Mediação Internacional e Riscos Regionais

A falha sucessiva das negociações derrubou também o papel mediador de Angola, que em março anunciou sua saída do processo, abrindo espaço para que a União Africana ou outro Estado-assessor assumisse a liderança.

Paralelamente, cresce o temor de regionalização do conflito:

  • Ruanda é apontada como apoiadora do M23, fornecendo armas e logística.
  • Uganda e Burundi reforçam tropas na fronteira, receosos de propagação da guerra.

Propostas de Soluções Concretas

Para desbloquear o impasse, é preciso ir além das mesas de Doha:

  1. Co-mediação regional pela SADC
  • Envolver a Comunidade de Desenvolvimento da África Austral, que possui experiência em missões de paz na região, pode aumentar a legitimidade do processo e pressionar ambos os lados a ceder em pontos críticos.

2. Formato de Diálogo Inclusivo

  • Ampliar a mesa de negociações para incluir representantes de comunidades locais, ONG’s humanitárias e líderes tradicionais, garantindo que as preocupações civis e humanitárias sejam tratadas paralelamente aos termos militares e jurídicos.

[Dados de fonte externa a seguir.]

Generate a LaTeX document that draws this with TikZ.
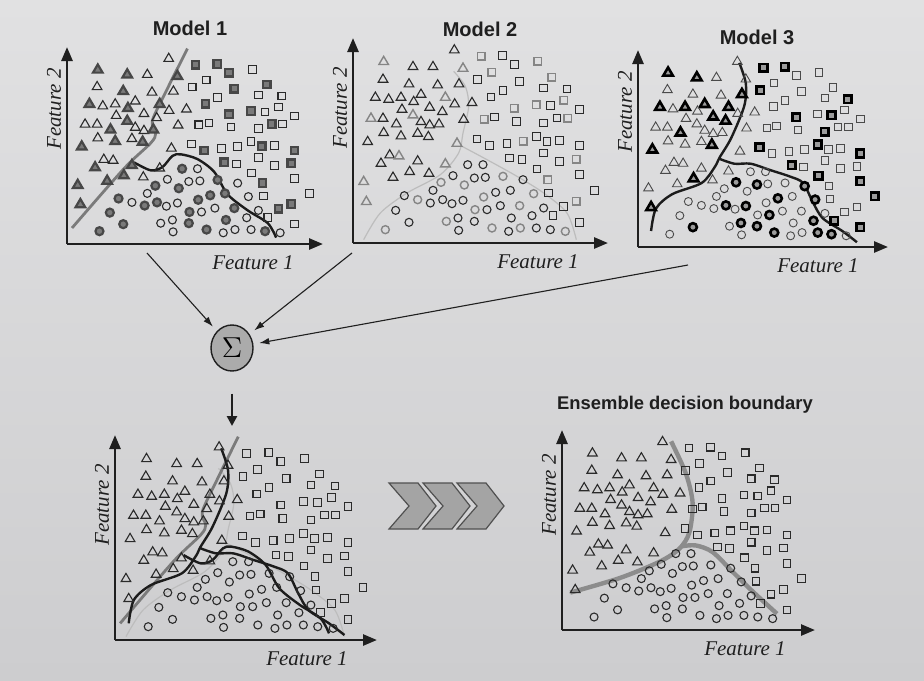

3. Mecanismo de Garantias Jurídicas

  • Criar um tribunal híbrido (internacional-nacional) para julgar crimes graves, assegurando que anistias sejam condicionadas a um processo de verdade e reconciliação, em vez de absolvições automáticas.

4. Fundo de Reconstrução e Monitoramento

  • Estabelecer um fundo multilateral, gerido pela ONU e pela SADC, para financiar a reconstrução de infraestrutura e a reintegração de ex-combatentes, atrelado ao cumprimento de etapas do acordo de paz.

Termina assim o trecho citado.